Advertisement

Rather than risk letting their students experiment, they will pay for ours. : Soviets Import Computer Technology

Share

The videotape account of the VEGA mission followed a familiar trajectory: busy astronauts, the rocket silhouetted against bright sky and a computerized control room. It was almost too familiar. For VEGA is a Russian mission (VEGA combines acronyms for Halley and Venus, the objects of the flight), and the control room is somewhere in the Soviet Union. But the computers in mission control looked just like those at home.

Academician Roald Sagdeev, head of the Soviet Union’s unmanned space program, was in Pasadena last month for the Planetary Society. Yes, he said, explaining the similarity, much of the computerized instrumentation I was seeing had indeed been imported from the West.

Louis Friedman, executive director of the society, described the computers he saw on a visit to the Soviet Union in October, 1983. They seemed to be constructed from a melange of American and Soviet components, and had the peculiar look of naked engines, terminals with innards exposing their chips because there was no need for the commercially appealing design of outer skin.

Advertisement

First Computer Fair

It was only last month that the Soviet Union hosted the first computer fair in Moscow, and British and American companies had a chance to tout their wares. This followed the implementation on Jan. 1 of the Commerce Department’s new, more liberal regulations concerning the export of technology.
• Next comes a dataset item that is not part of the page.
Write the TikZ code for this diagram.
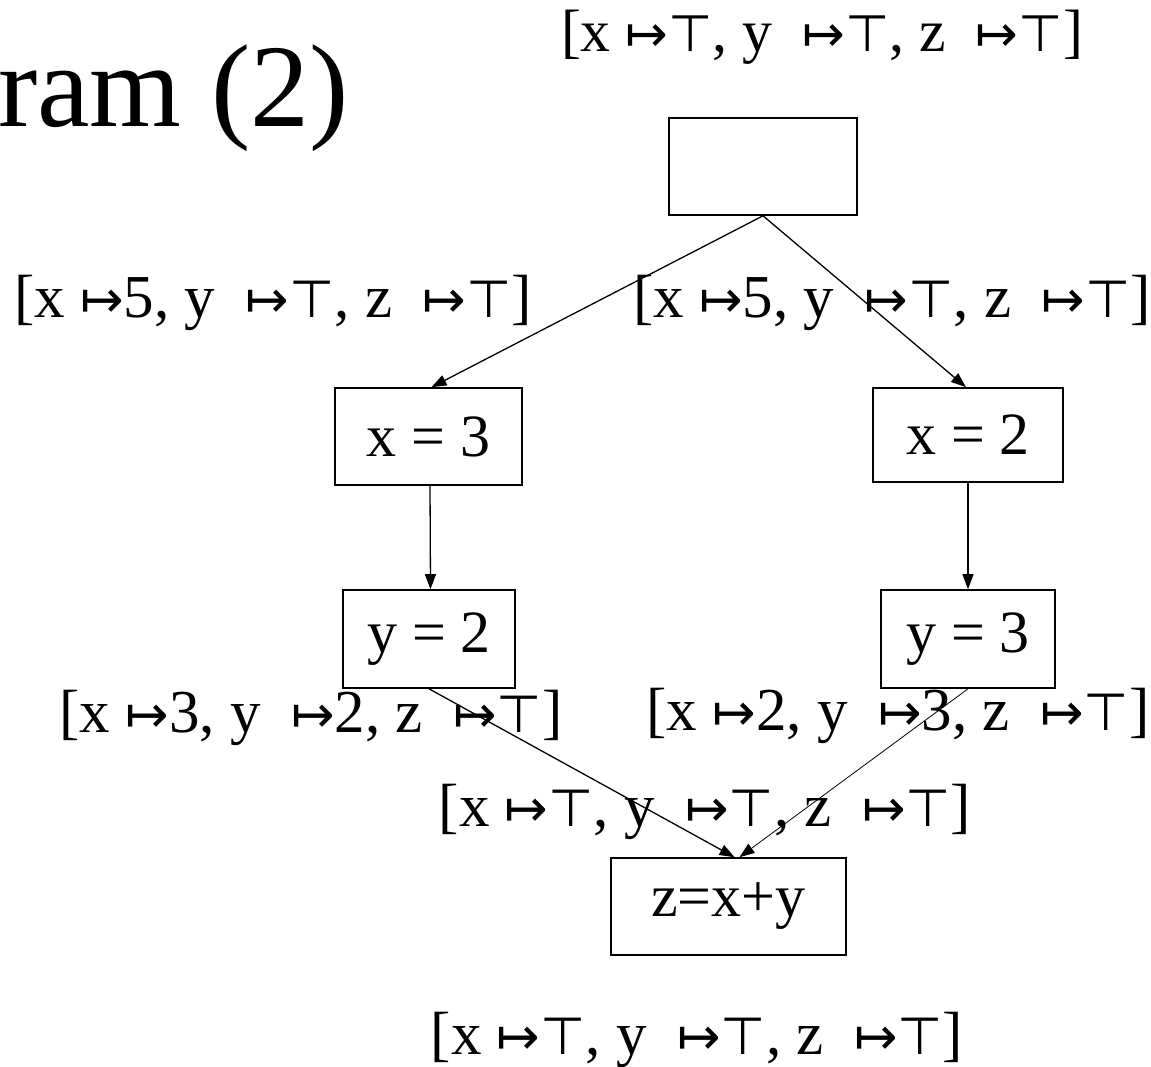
\documentclass[tikz,border=0pt]{standalone}
\usepackage{fontspec}
\setmainfont{Liberation Serif}
\newfontfamily\symf{DejaVu Sans}
\usetikzlibrary{arrows.meta}
\newcommand{\mto}{{\symf\fontsize{52}{56}\selectfont ↦}}
\newcommand{\tp}{{\symf\fontsize{52}{56}\selectfont ⊤}}
\tikzset{
  box/.style={draw, line width=1.6pt, inner sep=0pt, font=\fontsize{60}{70}\selectfont},
  lbl/.style={inner sep=0pt, font=\fontsize{61}{68}\selectfont},
  arr/.style={line width=1.3pt, -{Triangle[length=15pt,width=11pt]}},
}
\begin{document}
\begin{tikzpicture}[x=1pt,y=-1pt]
\useasboundingbox (0,0) rectangle (1151,1067);
\node[inner sep=0pt, anchor=base west, font=\fontsize{118}{124}\selectfont] (title) at (-2,127) {ram (2)};

\node[box, minimum width=188pt, minimum height=97pt] (top) at (763,166.5) {};
\node[box, minimum width=187pt, minimum height=97pt] (x3) at (428.5,436.5) {x = 3};
\node[box, minimum width=190pt, minimum height=94pt] (x2) at (968,435) {x = 2};
\node[box, minimum width=172pt, minimum height=98pt] (y2) at (429,639) {y = 2};
\node[box, minimum width=174pt, minimum height=98pt] (y3) at (968,639) {y = 3};
\node[box, minimum width=235pt, minimum height=97pt] (z) at (728.5,906.5) {z=x+y};

\node[lbl, scale=0.98] (l0) at (822,37) {[x \mto\tp, y\ \ \mto\tp, z\ \ \mto\tp]};
\node[lbl] (l1) at (273,303) {[x \mto5, y\ \ \mto\tp, z\ \ \mto\tp]};
\node[lbl] (l2) at (892,303) {[x \mto5, y\ \ \mto\tp, z\ \ \mto\tp]};
\node[lbl] (l3) at (311,718) {[x \mto3, y\ \ \mto2, z\ \ \mto\tp]};
\node[lbl] (l4) at (898,716) {[x \mto2, y\ \ \mto3, z\ \ \mto\tp]};
\node[lbl] (l5) at (705,812) {[x \mto\tp, y\ \ \mto\tp, z\ \ \mto\tp]};
\node[lbl] (l6) at (697,1040) {[x \mto\tp, y\ \ \mto\tp, z\ \ \mto\tp]};

\draw[arr] (top.south) -- ([xshift=3pt]x3.north);
\draw[arr] (top.south) -- ([xshift=-2pt]x2.north);
\draw[arr] ([xshift=1.5pt]x3.south) -- ([xshift=1.5pt]y2.north);
\draw[arr] (x2.south) -- (y3.north);
\draw[arr] (y2.south) -- ([xshift=6pt]z.north);
\draw[arr, line width=0.8pt] (y3.south) -- ([xshift=11pt]z.north);
\end{tikzpicture}
\end{document}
Already, it seems, eager Soviet buyers are talking in terms of purchasing thousands of American personal computers. These not-quite state-of-the-art Apple and IBM models are already available in every American shopping mall, and they are apparently destined for Soviet schools and scientific institutions.

The Soviets have, in effect, conceded that they have not developed good enough computer technology themselves. Moreover, they are acknowledging that they need efficient computers to keep up with the rest of the industrialized world in both science and technology. But rather than risk letting their students experiment in the fields of computer technology, they are prepared to pay for ours.

The computer is a dilemma that the Soviets have not quite worked out. Loren Graham, professor of history at MIT and a specialist in Soviet science, believes that the Soviet system may be stalemated in the matter of what to do about computers. Computer technology has certainly not developed as the Soviets expected. Several decades ago, he points out, when the term cybernetics had just been coined by the American mathematician Norbert Weiner to describe the science of machine-controlled processes, the Soviets embraced the new field as the “fulfillment of the revolution,” establishing courses in information theory in universities and setting up specially organized boarding schools for mathematically talented youngsters.

Basic Assumptions Challenged

The first generation of computers, those gigantic main-frames housed in institutions, seemed to be consistent with what the Soviets had in mind. They had plans to control the entire economy from a centralized data bank.

But the advent of personal computers with memory and calculating powers at least equal to the early institution-sized models changed everything. Graham points out that computers and computer culture challenge the very basis of the Soviet state; that is “state control over information and secrecy about vital data.”

Advertisement

At first it seemed as if gigantic computers could run the state, with an eye on every citizen. Now, however, the reality of microcomputers is that they provide independence for the individual. Computers allow clever people to ferret out secrets and thus subvert authority. It is impossible to imagine the Soviets allowing the establishment of computer “bulletin boards” and shared information, yet it is hard to stop such a process if individuals are allowed free access to computers.

Word processors, which so many Americans already take for granted, allow quick dissemination (in print or floppy discs) of written works. This is directly contrary to Soviet laws that prohibit private ownership of printing presses and copying machines.

A Talent for Programming

The development of computers and the software that they use has largely fallen to individual, often very young, entrepreneurs in this country. Independents with a talent for programming have supplied most of the innovative software that the large computer companies in the United States now market. “Hackers,” Graham remarks, are non-existent in the Soviet Union and will remain so as long as individuals are forbidden the freedom to experiment with computers.

The Soviet solution so far has been to keep computers inside the walls of scientific institutions like the one at the Soviet Space Agency, and hook up microcomputers to a main-frame so that no secret work can be done. This may well be successful for using computers to solve difficult problems in the sciences, but it will of necessity limit basic research in the science of the computers themselves.

The question that remains to be answered approaches the very nature of how science develops. Can an authoritarian system “fence in” innovative machines like computers and at the same time enable computer science to grow? So far the Soviets have faced their backwardness in computer technology by simply buying that technology from the West. But the West only sells information and hardware that is already commonplace and without military applications. It is hard to believe that the Soviets will want to continue picking up the leavings from our table. But without in some way loosening the bonds they have thrust upon their own citizenry, the Soviets will continue to lag further and further behind in an increasingly computer-dominated world.